## REQUIREMENTS
Transcribe the full listing exactly, and drop every picture.
BEGIN DATA BLOCK
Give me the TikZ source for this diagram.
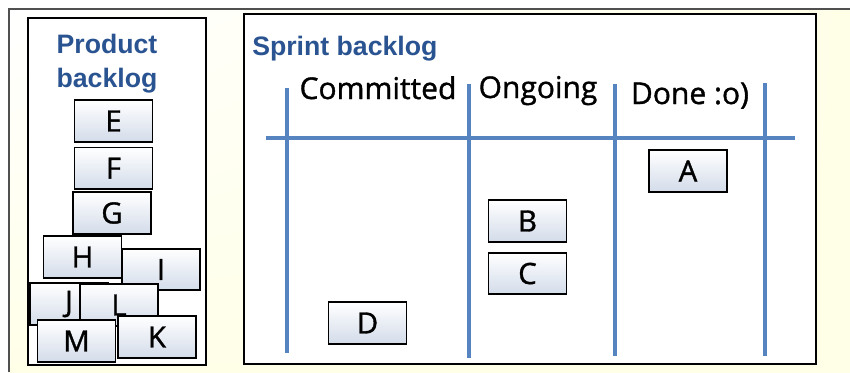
\documentclass[tikz,border=0pt]{standalone}
\usepackage{fontspec}
\setmainfont{Liberation Sans}
\newfontfamily\handfont{Open Sans}[FakeBold=1.2]
\usetikzlibrary{
    positioning,
    calc,
    shadings
}
\definecolor{TitleBlue}{HTML}{2A5391}
\definecolor{BoardBlue}{HTML}{5584C0}
\definecolor{Cream}{HTML}{FFFFE8}
\definecolor{CardShade}{HTML}{D3DCEA}
\definecolor{FrameGrey}{HTML}{505050}

\begin{document}
\begin{tikzpicture}[
                x=0.75pt, y=-0.75pt,
                node distance=3pt,
                every node/.style={align=center},
                card/.style={
                    draw=black,
                    line width=1.4pt,
                    top color=white,
                    bottom color=CardShade,
                    minimum width=58.5pt,
                    minimum height=31pt,
                    inner sep=0pt,
                    font=\handfont\fontsize{22}{22}\selectfont
                },
                heading/.style={
                    text=TitleBlue,
                    inner sep=0pt,
                    font=\bfseries\fontsize{20}{25.5}\selectfont
                },
                column/.style={
                    inner sep=0pt,
                    font=\handfont\fontsize{22.5}{22.5}\selectfont
                },
                panel/.style={draw=black, line width=1.8pt, fill=white},
                boardline/.style={BoardBlue, line width=2.8pt}
            ]

                % background and outer frame
                \useasboundingbox (0,0) rectangle (850,372);
                \fill[white] (0,0) rectangle (850,372);
                \shade[upper left=white, upper right=Cream,
                       lower left=Cream, lower right=Cream]
                    (9,9) rectangle (850,372);
                \draw[FrameGrey, line width=1.6pt]
                    (9,372) -- (9,9) -- (850,9);

                % the two panels
                \draw[panel] (28,18) rectangle (206,365);
                \draw[panel] (244,14) rectangle (816,364);

                \node[heading, anchor=north] (producttitle) at (107,34)
                    {Product\\backlog};
                \node[heading, anchor=base west] (sprinttitle) at (252,55)
                    {Sprint backlog};

                % board grid
                \draw[boardline] (266,138) -- (795,138);
                \draw[boardline] (287,88) -- (287,353);
                \draw[boardline] (469,84) -- (469,358);
                \draw[boardline] (615,84) -- (615,356);
                \draw[boardline] (765,83) -- (765,356);

                \node[column, anchor=base] (committed) at (378,99) {Committed};
                \node[column, anchor=base] (ongoing) at (538,98) {Ongoing};
                \node[column, anchor=base] (done) at (690,104) {Done :o)};

                % sprint cards
                \node[card] (cardA) at (688,171) {A};
                \node[card] (cardB) at (527.5,221) {B};
                \node[card, below=of cardB, yshift=-4pt] (cardC) {C};
                \node[card] (cardD) at (367.5,323) {D};

                % product cards
                \node[card] (cardE) at (113.5,121) {E};
                \node[card, below=of cardE] (cardF) {F};
                \node[card] (cardG) at (112,213) {G};
                \node[card] (cardI) at (161,269.5) {I};
                \node[card] (cardH) at (82.5,257) {H};
                \node[card] (cardJ) at (69,304) {J};
                \node[card] (cardL) at (119,305) {L};
                \node[card] (cardM) at (76.5,341) {M};
                \node[card] (cardK) at (157,337) {K};

            \end{tikzpicture}
\end{document}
END DATA BLOCK
## RIGHT ANSWER
Give me the TikZ source for this diagram.
\documentclass[tikz,border=0pt]{standalone}
\usepackage{fontspec}
\setmainfont{Liberation Sans}
\newfontfamily\handfont{Open Sans}[FakeBold=1.2]
\usetikzlibrary{
    positioning,
    calc,
    shadings
}
\definecolor{TitleBlue}{HTML}{2A5391}
\definecolor{BoardBlue}{HTML}{5584C0}
\definecolor{Cream}{HTML}{FFFFE8}
\definecolor{CardShade}{HTML}{D3DCEA}
\definecolor{FrameGrey}{HTML}{505050}

\begin{document}
\begin{tikzpicture}[
                x=0.75pt, y=-0.75pt,
                node distance=3pt,
                every node/.style={align=center},
                card/.style={
                    draw=black,
                    line width=1.4pt,
                    top color=white,
                    bottom color=CardShade,
                    minimum width=58.5pt,
                    minimum height=31pt,
                    inner sep=0pt,
                    font=\handfont\fontsize{22}{22}\selectfont
                },
                heading/.style={
                    text=TitleBlue,
                    inner sep=0pt,
                    font=\bfseries\fontsize{20}{25.5}\selectfont
                },
                column/.style={
                    inner sep=0pt,
                    font=\handfont\fontsize{22.5}{22.5}\selectfont
                },
                panel/.style={draw=black, line width=1.8pt, fill=white},
                boardline/.style={BoardBlue, line width=2.8pt}
            ]

                % background and outer frame
                \useasboundingbox (0,0) rectangle (850,372);
                \fill[white] (0,0) rectangle (850,372);
                \shade[upper left=white, upper right=Cream,
                       lower left=Cream, lower right=Cream]
                    (9,9) rectangle (850,372);
                \draw[FrameGrey, line width=1.6pt]
                    (9,372) -- (9,9) -- (850,9);

                % the two panels
                \draw[panel] (28,18) rectangle (206,365);
                \draw[panel] (244,14) rectangle (816,364);

                \node[heading, anchor=north] (producttitle) at (107,34)
                    {Product\\backlog};
                \node[heading, anchor=base west] (sprinttitle) at (252,55)
                    {Sprint backlog};

                % board grid
                \draw[boardline] (266,138) -- (795,138);
                \draw[boardline] (287,88) -- (287,353);
                \draw[boardline] (469,84) -- (469,358);
                \draw[boardline] (615,84) -- (615,356);
                \draw[boardline] (765,83) -- (765,356);

                \node[column, anchor=base] (committed) at (378,99) {Committed};
                \node[column, anchor=base] (ongoing) at (538,98) {Ongoing};
                \node[column, anchor=base] (done) at (690,104) {Done :o)};

                % sprint cards
                \node[card] (cardA) at (688,171) {A};
                \node[card] (cardB) at (527.5,221) {B};
                \node[card, below=of cardB, yshift=-4pt] (cardC) {C};
                \node[card] (cardD) at (367.5,323) {D};

                % product cards
                \node[card] (cardE) at (113.5,121) {E};
                \node[card, below=of cardE] (cardF) {F};
                \node[card] (cardG) at (112,213) {G};
                \node[card] (cardI) at (161,269.5) {I};
                \node[card] (cardH) at (82.5,257) {H};
                \node[card] (cardJ) at (69,304) {J};
                \node[card] (cardL) at (119,305) {L};
                \node[card] (cardM) at (76.5,341) {M};
                \node[card] (cardK) at (157,337) {K};

            \end{tikzpicture}
\end{document}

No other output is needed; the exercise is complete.